As reason slowly overtook startled reaction, I remembered we were only a couple of miles from the Tarnac range complex at Kandahar, Afghanistan. “Sounds like an A-10,” I said in the darkness. Pat, directly opposite me, (who should have been asleep) answered immediately “Yeah, an A-10,” while Tim made the comment that it was “probably over at Tarnac, test firing.” I chuckled and noted that all three of us had had exactly the same reaction. Meanwhile, Dave continued to snore.
Then there are the bad sounds—the ones you never get used to completely. The worst, of course, is incoming mortar, artillery or rocket fire. The most common of these for us in Afghanistan are the 107 mm Russian rockets. The first sound you hear is the BOOOOM when they explode. The next thing you hear is the whelping “giant voice” alarm and a little Indian guy’s voice saying “Rocket attack, rocket attack!” Because he is Indian, his pronunciation makes it sound more like, “rocket ah-tick, rocket ah-tick!” So immediately after the explosion, and the apprehensive second or two awaiting the impact of rocket number two, comes the little Indian guy yelling “Rocket ah-tick, rocket ah-tick”. This is actually quite amusing—at least for everyone who didn’t just get hit!
Apart from the incoming stuff that can actually kill you, the most frightening thing you’ll ever hear is the good guys shooting big rockets outbound. Now, how many of you think an outgoing rocket sounds like the Space Shuttle being fired into orbit? If you raised your hand, that’s a good thing—because it shows that you live in a place where it never happens! If you didn’t raise your hand, what did you hear? Was it television footage of a Patriot during Desert Storm, or an “Attackum” in Afghanistan or Iraq? I’m sure some artillery type is bristling right now at the way I butchered the Attackum name (it’s actually ATACMS—Army Tactical Missile System) but hey, I’m just an aviator of obvious low breeding and poor education; a product of—please forgive me—the lowly Army!
Well, here’s a news flash, folks: those ATACMS do not sound anything like the Space Shuttle being launched. They sound like volcanoes—the ones that formed the earth—all exploding at once. The first time I ever heard one, I’d have to say it nearly startled me to death! I was living in a different compound at the time, on the perimeter of the ever-growing Kandahar airfield. The access road to the base’s guard towers ran right past our accommodation, which, as far as rockets were concerned, was either a bad or a good thing. My building sat some thirty feet away from a Hesco barrier wall, which was only around twenty feet away from that access road. Unknown to me, during the hours of darkness that night, the Army had parked a tracked ATACMS launch vehicle adjacent to my room! Sometime around three a.m.—in the late watches of the night when decent people ought to be sleeping—my world changed violently.

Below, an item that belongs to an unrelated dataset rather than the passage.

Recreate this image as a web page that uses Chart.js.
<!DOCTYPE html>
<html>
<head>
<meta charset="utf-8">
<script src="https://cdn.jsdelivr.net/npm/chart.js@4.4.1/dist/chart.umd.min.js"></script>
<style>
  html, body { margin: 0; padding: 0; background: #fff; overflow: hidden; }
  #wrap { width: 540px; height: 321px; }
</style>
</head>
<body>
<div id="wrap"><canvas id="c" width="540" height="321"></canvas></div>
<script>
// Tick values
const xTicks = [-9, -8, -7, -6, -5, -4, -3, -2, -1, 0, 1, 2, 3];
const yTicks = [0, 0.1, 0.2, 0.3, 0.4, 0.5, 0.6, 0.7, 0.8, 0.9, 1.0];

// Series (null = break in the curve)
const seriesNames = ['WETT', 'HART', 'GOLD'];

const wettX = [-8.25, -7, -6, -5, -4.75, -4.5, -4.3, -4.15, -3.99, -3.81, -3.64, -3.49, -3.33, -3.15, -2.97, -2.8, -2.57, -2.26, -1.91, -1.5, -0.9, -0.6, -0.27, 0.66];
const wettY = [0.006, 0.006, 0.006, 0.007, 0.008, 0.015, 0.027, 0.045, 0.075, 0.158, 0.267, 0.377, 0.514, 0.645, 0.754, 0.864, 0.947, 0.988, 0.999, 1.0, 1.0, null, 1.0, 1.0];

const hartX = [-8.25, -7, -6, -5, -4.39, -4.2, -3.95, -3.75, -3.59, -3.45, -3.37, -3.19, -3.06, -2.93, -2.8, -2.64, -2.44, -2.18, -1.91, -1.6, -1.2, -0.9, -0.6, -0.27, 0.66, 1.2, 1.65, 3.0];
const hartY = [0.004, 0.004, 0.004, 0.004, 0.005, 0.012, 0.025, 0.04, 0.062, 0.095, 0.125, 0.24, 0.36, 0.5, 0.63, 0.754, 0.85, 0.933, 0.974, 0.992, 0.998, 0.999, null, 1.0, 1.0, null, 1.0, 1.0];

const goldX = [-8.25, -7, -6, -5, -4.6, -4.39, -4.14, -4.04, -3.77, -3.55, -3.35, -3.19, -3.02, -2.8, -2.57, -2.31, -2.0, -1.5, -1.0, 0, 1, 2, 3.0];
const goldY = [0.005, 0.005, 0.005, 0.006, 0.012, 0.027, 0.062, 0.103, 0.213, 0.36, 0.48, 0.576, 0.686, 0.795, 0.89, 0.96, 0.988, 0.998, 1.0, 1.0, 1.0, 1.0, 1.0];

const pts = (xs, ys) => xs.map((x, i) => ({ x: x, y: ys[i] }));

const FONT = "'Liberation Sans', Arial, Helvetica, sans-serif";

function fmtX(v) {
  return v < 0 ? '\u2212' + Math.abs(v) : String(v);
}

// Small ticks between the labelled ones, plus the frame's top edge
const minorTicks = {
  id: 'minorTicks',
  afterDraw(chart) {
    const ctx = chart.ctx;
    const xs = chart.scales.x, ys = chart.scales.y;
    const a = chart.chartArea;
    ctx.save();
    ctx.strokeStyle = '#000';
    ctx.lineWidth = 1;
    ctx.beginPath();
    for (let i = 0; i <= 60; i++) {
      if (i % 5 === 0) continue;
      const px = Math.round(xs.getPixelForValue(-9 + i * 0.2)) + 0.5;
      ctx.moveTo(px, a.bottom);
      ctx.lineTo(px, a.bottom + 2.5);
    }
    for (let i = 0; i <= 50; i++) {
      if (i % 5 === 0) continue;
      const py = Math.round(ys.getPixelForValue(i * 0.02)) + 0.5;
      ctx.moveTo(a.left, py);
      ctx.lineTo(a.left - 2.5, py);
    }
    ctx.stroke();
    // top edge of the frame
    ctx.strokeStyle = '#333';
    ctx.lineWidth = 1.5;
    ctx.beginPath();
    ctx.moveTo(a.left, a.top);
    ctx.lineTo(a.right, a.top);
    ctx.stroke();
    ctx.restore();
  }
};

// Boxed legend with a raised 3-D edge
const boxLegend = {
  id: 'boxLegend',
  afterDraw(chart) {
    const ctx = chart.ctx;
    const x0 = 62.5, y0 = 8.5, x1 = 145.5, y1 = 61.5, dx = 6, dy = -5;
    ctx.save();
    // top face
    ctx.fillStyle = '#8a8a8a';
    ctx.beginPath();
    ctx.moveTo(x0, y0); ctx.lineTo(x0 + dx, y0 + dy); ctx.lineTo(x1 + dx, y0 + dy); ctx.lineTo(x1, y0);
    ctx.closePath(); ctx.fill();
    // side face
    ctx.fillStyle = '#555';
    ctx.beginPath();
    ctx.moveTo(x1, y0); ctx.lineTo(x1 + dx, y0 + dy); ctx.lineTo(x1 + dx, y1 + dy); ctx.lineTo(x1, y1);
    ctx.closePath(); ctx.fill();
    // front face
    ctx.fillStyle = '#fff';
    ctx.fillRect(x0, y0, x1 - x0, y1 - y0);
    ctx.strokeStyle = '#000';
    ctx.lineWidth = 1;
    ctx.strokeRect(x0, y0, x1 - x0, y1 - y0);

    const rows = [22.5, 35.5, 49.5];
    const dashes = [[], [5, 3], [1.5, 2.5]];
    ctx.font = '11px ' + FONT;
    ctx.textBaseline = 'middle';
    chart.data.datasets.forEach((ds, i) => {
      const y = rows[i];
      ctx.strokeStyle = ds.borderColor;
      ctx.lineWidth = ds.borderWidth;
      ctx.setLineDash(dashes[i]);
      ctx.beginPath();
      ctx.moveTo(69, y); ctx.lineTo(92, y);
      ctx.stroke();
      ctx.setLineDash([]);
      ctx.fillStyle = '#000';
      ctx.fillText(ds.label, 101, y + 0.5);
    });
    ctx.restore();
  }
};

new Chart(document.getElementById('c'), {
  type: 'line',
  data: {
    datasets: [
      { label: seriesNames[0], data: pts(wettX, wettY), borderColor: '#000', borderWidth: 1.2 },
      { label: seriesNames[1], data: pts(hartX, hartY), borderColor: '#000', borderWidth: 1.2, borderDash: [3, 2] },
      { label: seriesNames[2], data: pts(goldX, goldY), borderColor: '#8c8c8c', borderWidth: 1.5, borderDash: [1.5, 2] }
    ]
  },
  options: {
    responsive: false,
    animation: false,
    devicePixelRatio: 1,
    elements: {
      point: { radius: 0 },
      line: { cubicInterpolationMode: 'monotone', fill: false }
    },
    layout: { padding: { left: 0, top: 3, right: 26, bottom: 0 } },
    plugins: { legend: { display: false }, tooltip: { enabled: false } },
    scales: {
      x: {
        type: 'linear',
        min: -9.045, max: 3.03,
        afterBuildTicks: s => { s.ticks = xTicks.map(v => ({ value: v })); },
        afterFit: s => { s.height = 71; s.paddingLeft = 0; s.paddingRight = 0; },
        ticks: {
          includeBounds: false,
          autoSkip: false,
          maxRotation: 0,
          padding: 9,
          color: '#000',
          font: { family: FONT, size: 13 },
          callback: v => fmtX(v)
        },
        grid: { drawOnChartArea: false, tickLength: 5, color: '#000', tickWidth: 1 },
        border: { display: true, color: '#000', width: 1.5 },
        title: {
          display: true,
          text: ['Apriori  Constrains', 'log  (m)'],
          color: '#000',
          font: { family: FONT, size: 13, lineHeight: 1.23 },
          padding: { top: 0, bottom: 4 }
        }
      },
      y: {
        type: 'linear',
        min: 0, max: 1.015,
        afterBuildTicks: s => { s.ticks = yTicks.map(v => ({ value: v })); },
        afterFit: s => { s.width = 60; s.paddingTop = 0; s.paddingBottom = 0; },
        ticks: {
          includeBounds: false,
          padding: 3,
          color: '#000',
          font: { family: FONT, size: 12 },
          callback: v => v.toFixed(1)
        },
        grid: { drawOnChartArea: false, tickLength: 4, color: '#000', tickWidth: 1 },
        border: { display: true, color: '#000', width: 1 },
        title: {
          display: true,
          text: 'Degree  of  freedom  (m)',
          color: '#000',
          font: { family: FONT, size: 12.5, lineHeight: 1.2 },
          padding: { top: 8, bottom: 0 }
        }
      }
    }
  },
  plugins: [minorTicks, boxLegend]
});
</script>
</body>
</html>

From a deep, deep sleep, in which I had been roaming around in dream land with my wife and children, I was blasted into reality by 150+ decibels of ear ripping full-on “afterburner jet noise”! My flimsy PVC plastic door, which was usually bright white, was now bright orange! My first thought was that a rocket had hit us and we were on fire. Then, a microsecond later, I thought perhaps one of the Dutch F-16s might have crashed into our compound immediately after takeoff while still in afterburner. However, the fire-like orange light and the deafening sound started to decrease, as if whatever was causing it was getting further away. Obviously, if an F-16 had crashed on us, it couldn’t have continued its takeoff. So what the heck was going on?
Then, as the sound continued to diminish, there came a shower of something on our tin roof. It sounded as if someone had dropped a load of gravel from some height. Several seconds later, when the world hadn’t ended, I hopped out of bed and cautiously opened the door. The orange light was now gone but as I looked down the hallway, I could see big Pete looking out the window in the door at his end of the building. Even in the pale light, I could see his big South African smile as he turned to look at me and said, “That was a big one!”

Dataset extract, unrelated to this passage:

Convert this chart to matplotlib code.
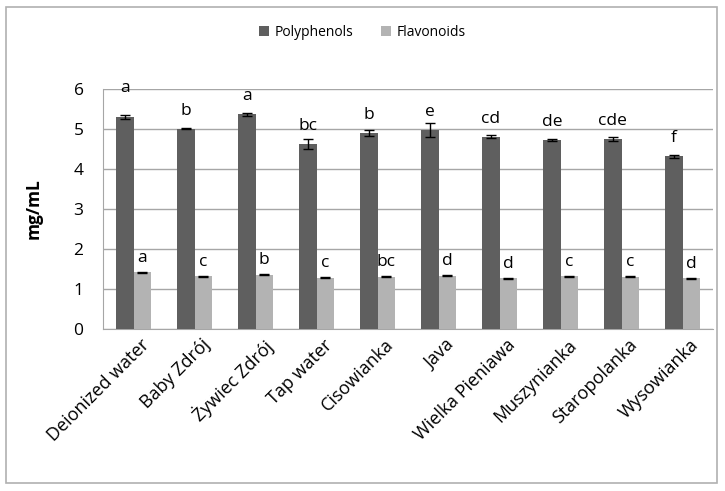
import numpy as np
import matplotlib.pyplot as plt
import matplotlib.transforms as mtransforms
from matplotlib.patches import Rectangle

plt.rcParams['font.family'] = ['Open Sans', 'DejaVu Sans']

categories = ['Deionized water', 'Baby Zdrój', 'Żywiec Zdrój', 'Tap water', 'Cisowianka',
              'Java', 'Wielka Pieniawa', 'Muszynianka', 'Staropolanka', 'Wysowianka']
polyphenols = [5.30, 5.01, 5.37, 4.62, 4.90, 4.97, 4.81, 4.73, 4.75, 4.32]
polyphenols_err = [0.04, 0.01, 0.04, 0.13, 0.07, 0.17, 0.03, 0.03, 0.05, 0.04]
flavonoids = [1.42, 1.32, 1.36, 1.28, 1.31, 1.33, 1.27, 1.32, 1.31, 1.27]
flavonoids_err = [0.01, 0.01, 0.02, 0.01, 0.02, 0.01, 0.01, 0.01, 0.02, 0.01]
poly_letters = ['a', 'b', 'a', 'bc', 'b', 'e', 'cd', 'de', 'cde', 'f']
flav_letters = ['a', 'c', 'b', 'c', 'bc', 'd', 'd', 'c', 'c', 'd']

dark = '#5f5f5f'
light = '#b3b3b3'
grid_c = '#a6a6a6'

fig = plt.figure(figsize=(7.25, 4.91), dpi=100)
fig.patches.append(Rectangle((6 / 725, 8 / 491), 711 / 725, 476 / 491, transform=fig.transFigure,
                             fill=False, edgecolor='#b0b0b0', linewidth=1.2))
ax = fig.add_axes([103 / 725, 1 - 329 / 491, 610 / 725, 240 / 491])

x = np.arange(len(categories))
w = 0.285
ekw = dict(elinewidth=1.0, capsize=3.5, capthick=1.0, ecolor='black')
ax.bar(x - w / 2, polyphenols, w, color=dark, yerr=polyphenols_err, error_kw=ekw,
       label='Polyphenols', zorder=3)
ax.bar(x + w / 2, flavonoids, w, color=light, yerr=flavonoids_err, error_kw=ekw,
       label='Flavonoids', zorder=3)

for i in range(len(categories)):
    yp = polyphenols[i] + 0.45
    if i == 0:
        yp = polyphenols[i] + 0.72
    ax.text(x[i] - w / 2, yp, poly_letters[i], ha='center', va='center', fontsize=12.5)
    ax.text(x[i] + w / 2, flavonoids[i] + 0.36, flav_letters[i], ha='center', va='center', fontsize=12.5)

ax.set_ylim(0, 6)
ax.set_xlim(-0.5, len(categories) - 0.5)
ax.set_yticks(range(7))
ax.yaxis.grid(True, color=grid_c, linewidth=1.0, zorder=0)
ax.set_axisbelow(True)
for s in ['top', 'right']:
    ax.spines[s].set_visible(False)
for s in ['left', 'bottom']:
    ax.spines[s].set_color(grid_c)
ax.tick_params(axis='both', length=0, labelsize=12.5, pad=14)
ax.tick_params(axis='x', pad=5)
ax.set_xticks(x)
ax.set_xticklabels(categories, rotation=45, ha='right', rotation_mode='anchor', fontsize=13)
shift = mtransforms.ScaledTranslation(7 / 100, 0, fig.dpi_scale_trans)
for lbl in ax.get_xticklabels():
    lbl.set_transform(lbl.get_transform() + shift)
ax.set_ylabel('mg/mL', fontsize=12.5, fontweight='bold', labelpad=22)

fig.legend(loc='upper center', bbox_to_anchor=(0.5, 0.975), ncol=2, frameon=False,
           fontsize=10, handlelength=0.7, handleheight=0.7, columnspacing=2.0, handletextpad=0.4)

fig.savefig('out.png', dpi=100)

Big what? Meteor? Atomic bomb? What? Then someone more knowledgeable than me voiced that name that I will always remember: “Attackum”. Immediately thereafter—thanks to Google and the internet—we all became Attackum-smart.
To look at those things and to actually experience one being fired is altogether different. Suffice it to say, you don’t want to experience something like that—unless you’re the type who needs to climb into the engine of a Boeing 757 during the takeoff roll just to heighten the senses.

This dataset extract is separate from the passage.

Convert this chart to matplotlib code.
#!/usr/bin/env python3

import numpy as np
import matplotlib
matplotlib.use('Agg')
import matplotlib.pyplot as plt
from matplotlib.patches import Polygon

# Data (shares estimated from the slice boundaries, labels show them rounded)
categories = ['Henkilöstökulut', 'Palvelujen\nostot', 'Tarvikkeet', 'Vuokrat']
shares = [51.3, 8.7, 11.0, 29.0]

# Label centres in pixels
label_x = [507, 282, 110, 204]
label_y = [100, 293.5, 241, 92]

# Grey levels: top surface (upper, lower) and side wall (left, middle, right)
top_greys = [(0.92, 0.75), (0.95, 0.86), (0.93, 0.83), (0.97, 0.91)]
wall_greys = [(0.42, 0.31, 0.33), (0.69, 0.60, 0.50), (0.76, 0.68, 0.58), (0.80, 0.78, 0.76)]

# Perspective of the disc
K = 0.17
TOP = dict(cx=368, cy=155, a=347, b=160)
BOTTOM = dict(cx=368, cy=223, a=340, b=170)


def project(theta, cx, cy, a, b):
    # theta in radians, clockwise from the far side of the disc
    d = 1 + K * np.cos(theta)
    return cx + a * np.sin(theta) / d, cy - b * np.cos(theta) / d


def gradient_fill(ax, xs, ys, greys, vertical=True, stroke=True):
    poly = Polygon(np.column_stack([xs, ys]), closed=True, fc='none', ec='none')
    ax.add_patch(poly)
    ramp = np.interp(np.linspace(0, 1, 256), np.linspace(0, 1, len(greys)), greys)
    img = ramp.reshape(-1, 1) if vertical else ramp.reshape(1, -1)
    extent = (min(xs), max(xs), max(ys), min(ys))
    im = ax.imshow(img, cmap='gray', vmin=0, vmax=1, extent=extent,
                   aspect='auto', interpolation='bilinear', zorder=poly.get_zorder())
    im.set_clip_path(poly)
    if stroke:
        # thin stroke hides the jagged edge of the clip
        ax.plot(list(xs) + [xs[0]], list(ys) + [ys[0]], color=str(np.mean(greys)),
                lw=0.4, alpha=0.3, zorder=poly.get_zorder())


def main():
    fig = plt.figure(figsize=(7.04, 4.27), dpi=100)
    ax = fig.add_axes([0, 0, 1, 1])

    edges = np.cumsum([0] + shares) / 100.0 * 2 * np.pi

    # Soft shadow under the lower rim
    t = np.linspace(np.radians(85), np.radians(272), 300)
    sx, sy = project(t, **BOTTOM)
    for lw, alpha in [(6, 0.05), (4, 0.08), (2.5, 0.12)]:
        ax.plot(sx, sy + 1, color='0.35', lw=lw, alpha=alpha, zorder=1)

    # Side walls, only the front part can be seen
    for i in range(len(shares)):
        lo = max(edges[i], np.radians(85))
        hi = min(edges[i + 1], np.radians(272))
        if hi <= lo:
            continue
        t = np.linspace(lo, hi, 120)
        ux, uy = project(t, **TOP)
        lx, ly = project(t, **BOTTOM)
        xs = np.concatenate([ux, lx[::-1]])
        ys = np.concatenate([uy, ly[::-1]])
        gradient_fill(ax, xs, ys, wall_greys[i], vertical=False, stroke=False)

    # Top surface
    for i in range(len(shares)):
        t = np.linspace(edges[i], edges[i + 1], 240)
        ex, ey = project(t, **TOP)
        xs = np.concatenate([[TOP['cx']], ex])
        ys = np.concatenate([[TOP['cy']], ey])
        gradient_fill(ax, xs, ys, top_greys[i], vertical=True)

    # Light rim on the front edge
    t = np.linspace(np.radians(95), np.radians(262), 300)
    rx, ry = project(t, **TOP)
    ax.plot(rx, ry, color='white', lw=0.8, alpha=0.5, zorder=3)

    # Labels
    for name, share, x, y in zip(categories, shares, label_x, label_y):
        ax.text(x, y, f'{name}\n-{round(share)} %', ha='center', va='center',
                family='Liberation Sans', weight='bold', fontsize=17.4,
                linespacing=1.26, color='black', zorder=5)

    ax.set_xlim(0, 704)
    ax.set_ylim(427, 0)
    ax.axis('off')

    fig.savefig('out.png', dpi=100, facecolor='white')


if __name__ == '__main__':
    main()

I could get into learning about the Patriot sound, but it’s very little different from the “Attackum”. It’s all bad; there’s nothing nice about it whatsoever. Even if you knew one was to be fired and you were given a countdown, you would still jump halfway out of your skin when it actually went off.
So, I guess, in retrospect, when I hear the boom, boom, boom…crump, crump, crump of distant artillery, I guess it isn’t really so bad after all. The fact that I know that sound (and a whole catalogue of other noises, and a dictionary of terms that are meaningless in everyday “back home” conversations) while many of you do not is also a good thing. It means that some dedicated, selfless people are doing a great job of keeping such sounds away from your ears. So if you get a chance, take a knee in some private place and pray to your God. Thank him for these people and for the fact that because of what they do, you do not know about such things.